For all the sleepless nights waking up when my daughter cried, I fixedher bottles even though I was half asleep. If I felt horrible, like hell had ran me over, or sick as a dog, I have put it all aside and jump the minute that she needed me. When she spitup all over the sheets, Right after i washed them Only to do it all again as soon as I put them on the bed. When she pooped everywhere, I didnt gag. I cleaned it up and went  about my business. I wasnt out everyday, and if i was she went  with me. I would feed her, clean her, put her to sleep, talk to her, sing to her, take care of her, before I would ever think about doing something for myself first.  I’ve had to sacrifice everything DOUBLE because of the choices in men i made I chose  the ones that wanted drugs,girlfriend,partying and dumb stuff that they thought and still think is more more important than being a man,but I’ve come to really not mind,because I know I’m doing a better job than they ever could.  You're welcome! You're welcome for me stepping in and being everything you could never be! 

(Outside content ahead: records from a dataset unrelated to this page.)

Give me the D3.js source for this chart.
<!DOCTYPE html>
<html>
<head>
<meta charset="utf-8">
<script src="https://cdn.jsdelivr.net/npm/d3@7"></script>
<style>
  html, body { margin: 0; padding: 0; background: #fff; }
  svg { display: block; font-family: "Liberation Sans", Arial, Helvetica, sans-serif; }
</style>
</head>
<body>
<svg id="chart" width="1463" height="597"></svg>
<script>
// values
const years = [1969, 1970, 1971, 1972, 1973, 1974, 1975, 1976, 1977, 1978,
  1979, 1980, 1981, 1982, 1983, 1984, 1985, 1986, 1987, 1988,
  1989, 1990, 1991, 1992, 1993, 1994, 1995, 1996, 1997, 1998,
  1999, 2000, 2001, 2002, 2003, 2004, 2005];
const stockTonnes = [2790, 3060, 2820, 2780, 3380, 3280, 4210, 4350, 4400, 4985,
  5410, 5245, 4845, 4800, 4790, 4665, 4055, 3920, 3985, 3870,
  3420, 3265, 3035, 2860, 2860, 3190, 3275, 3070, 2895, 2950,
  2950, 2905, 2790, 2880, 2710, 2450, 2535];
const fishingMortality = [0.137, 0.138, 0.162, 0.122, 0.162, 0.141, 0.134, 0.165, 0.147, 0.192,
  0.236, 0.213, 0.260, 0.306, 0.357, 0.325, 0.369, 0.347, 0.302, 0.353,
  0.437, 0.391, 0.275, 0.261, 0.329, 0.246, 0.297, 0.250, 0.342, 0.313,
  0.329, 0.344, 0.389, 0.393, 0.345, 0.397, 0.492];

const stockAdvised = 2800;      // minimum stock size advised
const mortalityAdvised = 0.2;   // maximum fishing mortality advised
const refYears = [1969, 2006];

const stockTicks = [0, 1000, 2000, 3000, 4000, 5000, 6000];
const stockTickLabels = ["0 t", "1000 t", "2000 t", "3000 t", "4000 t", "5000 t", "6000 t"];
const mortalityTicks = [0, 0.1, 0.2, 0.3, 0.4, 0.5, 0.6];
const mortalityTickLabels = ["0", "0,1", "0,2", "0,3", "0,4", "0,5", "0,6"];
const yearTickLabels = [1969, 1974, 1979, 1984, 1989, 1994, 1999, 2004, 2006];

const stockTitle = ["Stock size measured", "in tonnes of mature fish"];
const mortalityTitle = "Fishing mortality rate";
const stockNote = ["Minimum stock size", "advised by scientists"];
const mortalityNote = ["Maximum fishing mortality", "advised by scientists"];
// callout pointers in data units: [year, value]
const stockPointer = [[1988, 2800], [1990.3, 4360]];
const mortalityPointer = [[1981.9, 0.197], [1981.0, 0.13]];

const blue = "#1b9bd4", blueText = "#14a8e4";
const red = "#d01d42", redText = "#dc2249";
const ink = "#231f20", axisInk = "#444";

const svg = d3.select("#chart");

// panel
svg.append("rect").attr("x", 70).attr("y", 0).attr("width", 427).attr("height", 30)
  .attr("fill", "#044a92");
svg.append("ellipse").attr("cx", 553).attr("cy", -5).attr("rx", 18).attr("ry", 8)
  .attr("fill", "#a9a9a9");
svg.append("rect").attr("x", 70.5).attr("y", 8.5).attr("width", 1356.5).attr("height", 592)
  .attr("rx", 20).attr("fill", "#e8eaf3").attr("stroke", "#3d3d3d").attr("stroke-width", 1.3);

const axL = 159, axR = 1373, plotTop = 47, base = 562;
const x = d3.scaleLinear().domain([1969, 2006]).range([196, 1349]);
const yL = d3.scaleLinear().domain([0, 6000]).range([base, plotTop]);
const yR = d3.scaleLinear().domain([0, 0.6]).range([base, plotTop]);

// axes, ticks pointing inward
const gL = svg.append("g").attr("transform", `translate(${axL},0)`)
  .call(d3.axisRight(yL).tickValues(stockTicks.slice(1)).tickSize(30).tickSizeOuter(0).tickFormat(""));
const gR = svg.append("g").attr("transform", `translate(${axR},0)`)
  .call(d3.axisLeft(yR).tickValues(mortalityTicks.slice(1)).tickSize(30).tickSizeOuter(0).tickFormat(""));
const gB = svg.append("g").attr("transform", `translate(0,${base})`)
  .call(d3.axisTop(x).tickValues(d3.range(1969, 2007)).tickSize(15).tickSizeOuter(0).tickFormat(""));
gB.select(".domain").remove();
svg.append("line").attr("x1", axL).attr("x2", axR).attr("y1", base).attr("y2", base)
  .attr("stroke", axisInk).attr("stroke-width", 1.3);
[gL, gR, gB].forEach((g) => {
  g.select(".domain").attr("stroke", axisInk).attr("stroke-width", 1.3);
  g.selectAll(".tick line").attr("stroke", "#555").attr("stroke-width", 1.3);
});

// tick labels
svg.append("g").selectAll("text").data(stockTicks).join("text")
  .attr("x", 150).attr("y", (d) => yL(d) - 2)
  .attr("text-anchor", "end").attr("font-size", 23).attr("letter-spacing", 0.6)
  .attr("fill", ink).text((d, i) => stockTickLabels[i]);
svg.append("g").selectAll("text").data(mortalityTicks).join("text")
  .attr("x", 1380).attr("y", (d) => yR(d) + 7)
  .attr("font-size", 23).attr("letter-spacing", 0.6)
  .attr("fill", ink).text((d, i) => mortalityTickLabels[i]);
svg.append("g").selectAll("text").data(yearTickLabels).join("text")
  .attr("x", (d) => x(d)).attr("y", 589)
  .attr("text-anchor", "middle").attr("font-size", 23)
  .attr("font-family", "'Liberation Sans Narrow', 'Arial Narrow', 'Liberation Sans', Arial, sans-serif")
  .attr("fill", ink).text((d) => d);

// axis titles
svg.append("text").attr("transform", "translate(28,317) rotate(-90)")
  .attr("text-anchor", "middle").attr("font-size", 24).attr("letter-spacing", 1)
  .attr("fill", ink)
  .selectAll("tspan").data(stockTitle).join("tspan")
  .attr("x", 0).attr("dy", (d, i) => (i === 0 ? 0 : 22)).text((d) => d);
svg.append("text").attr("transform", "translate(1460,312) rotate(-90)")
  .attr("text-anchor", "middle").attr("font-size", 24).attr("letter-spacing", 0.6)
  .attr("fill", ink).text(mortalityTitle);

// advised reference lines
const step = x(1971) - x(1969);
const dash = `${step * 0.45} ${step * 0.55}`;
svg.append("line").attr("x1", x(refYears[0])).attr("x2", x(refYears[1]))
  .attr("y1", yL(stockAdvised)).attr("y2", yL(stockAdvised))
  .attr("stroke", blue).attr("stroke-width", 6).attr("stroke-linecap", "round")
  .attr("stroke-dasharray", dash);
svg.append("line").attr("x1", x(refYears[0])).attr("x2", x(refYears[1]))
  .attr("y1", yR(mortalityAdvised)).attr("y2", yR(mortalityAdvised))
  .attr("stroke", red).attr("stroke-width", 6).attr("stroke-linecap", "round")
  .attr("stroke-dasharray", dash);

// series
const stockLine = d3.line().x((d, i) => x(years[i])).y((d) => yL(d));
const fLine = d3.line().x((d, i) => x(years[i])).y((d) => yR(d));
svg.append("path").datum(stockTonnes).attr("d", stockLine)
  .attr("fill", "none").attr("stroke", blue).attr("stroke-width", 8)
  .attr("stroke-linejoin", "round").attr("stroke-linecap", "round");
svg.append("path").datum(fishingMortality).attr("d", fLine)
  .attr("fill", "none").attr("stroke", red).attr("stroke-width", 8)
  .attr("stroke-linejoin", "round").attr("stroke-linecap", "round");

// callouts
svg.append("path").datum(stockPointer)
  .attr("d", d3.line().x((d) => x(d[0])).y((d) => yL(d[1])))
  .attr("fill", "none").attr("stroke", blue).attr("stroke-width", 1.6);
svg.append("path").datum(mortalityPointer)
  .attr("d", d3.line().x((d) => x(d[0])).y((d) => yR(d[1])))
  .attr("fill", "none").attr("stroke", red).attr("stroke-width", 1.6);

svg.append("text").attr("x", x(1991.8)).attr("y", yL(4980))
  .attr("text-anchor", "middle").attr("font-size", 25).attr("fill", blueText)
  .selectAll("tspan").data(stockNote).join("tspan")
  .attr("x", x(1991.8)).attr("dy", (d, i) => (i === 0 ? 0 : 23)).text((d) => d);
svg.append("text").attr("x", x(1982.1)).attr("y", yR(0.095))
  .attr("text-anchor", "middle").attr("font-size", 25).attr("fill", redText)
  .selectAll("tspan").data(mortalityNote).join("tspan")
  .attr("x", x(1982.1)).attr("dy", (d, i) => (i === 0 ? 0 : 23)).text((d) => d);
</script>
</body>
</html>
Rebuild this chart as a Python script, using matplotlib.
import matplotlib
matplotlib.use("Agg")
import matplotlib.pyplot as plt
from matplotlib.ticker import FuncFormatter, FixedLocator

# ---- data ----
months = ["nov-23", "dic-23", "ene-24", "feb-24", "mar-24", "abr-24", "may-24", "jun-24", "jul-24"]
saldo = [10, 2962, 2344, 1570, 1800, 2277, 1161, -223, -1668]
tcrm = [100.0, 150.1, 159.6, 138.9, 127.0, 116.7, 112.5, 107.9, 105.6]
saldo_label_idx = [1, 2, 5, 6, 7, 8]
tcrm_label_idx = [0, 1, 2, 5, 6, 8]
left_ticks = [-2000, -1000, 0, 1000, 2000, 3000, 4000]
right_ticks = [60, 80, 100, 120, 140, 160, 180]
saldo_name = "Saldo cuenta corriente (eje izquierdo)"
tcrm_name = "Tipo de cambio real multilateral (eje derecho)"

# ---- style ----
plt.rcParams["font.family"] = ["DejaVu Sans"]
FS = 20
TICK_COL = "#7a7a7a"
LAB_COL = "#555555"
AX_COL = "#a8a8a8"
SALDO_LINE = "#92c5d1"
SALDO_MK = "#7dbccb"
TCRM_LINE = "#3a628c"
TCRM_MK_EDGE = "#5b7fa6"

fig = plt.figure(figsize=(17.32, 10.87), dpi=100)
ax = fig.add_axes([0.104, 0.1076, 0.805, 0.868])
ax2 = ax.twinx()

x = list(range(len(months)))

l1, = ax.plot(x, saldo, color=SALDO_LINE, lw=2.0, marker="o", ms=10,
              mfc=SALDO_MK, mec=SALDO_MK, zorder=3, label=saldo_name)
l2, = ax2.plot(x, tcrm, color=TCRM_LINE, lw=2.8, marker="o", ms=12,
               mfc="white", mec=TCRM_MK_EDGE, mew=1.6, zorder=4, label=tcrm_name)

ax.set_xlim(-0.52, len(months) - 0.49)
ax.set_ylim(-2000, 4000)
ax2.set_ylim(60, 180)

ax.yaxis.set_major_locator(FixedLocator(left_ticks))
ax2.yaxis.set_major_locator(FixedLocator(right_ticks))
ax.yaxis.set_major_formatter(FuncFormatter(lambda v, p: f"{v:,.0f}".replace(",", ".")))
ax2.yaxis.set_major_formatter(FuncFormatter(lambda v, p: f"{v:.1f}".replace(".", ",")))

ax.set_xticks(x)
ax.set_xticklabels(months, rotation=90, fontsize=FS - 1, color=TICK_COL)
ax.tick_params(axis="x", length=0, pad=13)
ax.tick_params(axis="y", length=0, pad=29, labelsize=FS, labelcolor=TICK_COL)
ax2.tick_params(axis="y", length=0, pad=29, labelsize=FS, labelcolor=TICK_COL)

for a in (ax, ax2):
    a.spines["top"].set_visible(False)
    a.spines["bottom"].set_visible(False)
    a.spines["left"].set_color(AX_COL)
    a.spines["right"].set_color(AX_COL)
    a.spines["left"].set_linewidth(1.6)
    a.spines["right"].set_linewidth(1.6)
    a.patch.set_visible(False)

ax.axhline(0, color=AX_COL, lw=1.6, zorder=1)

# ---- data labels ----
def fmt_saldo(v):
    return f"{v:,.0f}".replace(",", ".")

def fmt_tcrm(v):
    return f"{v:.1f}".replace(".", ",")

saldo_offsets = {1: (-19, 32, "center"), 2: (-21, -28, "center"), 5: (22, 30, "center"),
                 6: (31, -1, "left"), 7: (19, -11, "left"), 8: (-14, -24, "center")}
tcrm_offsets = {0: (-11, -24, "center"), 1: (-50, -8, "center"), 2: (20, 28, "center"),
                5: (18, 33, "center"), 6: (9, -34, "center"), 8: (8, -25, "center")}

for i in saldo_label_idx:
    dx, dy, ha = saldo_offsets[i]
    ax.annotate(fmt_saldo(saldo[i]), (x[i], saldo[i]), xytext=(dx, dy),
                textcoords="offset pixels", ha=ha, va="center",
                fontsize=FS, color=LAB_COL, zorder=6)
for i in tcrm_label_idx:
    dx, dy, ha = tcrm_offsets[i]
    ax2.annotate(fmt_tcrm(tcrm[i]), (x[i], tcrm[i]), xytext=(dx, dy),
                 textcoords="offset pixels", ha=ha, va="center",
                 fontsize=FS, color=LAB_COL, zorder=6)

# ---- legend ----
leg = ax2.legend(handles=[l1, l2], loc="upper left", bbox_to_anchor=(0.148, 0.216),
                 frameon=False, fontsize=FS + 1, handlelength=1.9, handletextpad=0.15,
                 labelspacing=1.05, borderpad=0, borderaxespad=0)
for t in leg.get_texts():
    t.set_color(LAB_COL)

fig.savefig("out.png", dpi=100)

For all the relationships that have failed I thank you for showing me everything i dont want and teaching me to stand my own! Thank you for showing me what real so when it comes along again I can forever appreciate it!  Today past I declare that you will not define me, you will not anger me an you will not hold me back anther second!  

Dear present; 

Bring it on! 
I will be it all.  I will be our children’s mother and father, the rock they lean on the person who wipes away their tears away. I'm loving everyday and every new experience. Witnessing my daughter turn into a beautiful young woman and feeling my son grow inside me is worth more than anything I could ever ask for.  When I wake up. I get to watch my daughter explore life. I get to see her realize that those hands of hers can actually do something, and that those feet are meant to walk. I get to listen to her laugh. Hear her stories, watch her learn and grow and  I get to wipe away her tears when she cries.  Everyday I grow as woman as a mother as a person and I am embracing the change!!! 

Dear future;

I want you to know that I come with a lot of baggage. I don’t have my head on just right. I say things out of line, i’m over emotional. I cry for no reason, and when I’m angry.. oh, you just don’t want to mess with me when i’m angry. But I have a beautiful little girl and king on the way, And I have a beautiful soul. And I want you to know, whoever you are, that I promise we can have a beautiful life, home, relationship, and forever. I promise to be loyal loving unjudgmental , appreciate you like no other & cherish every moment!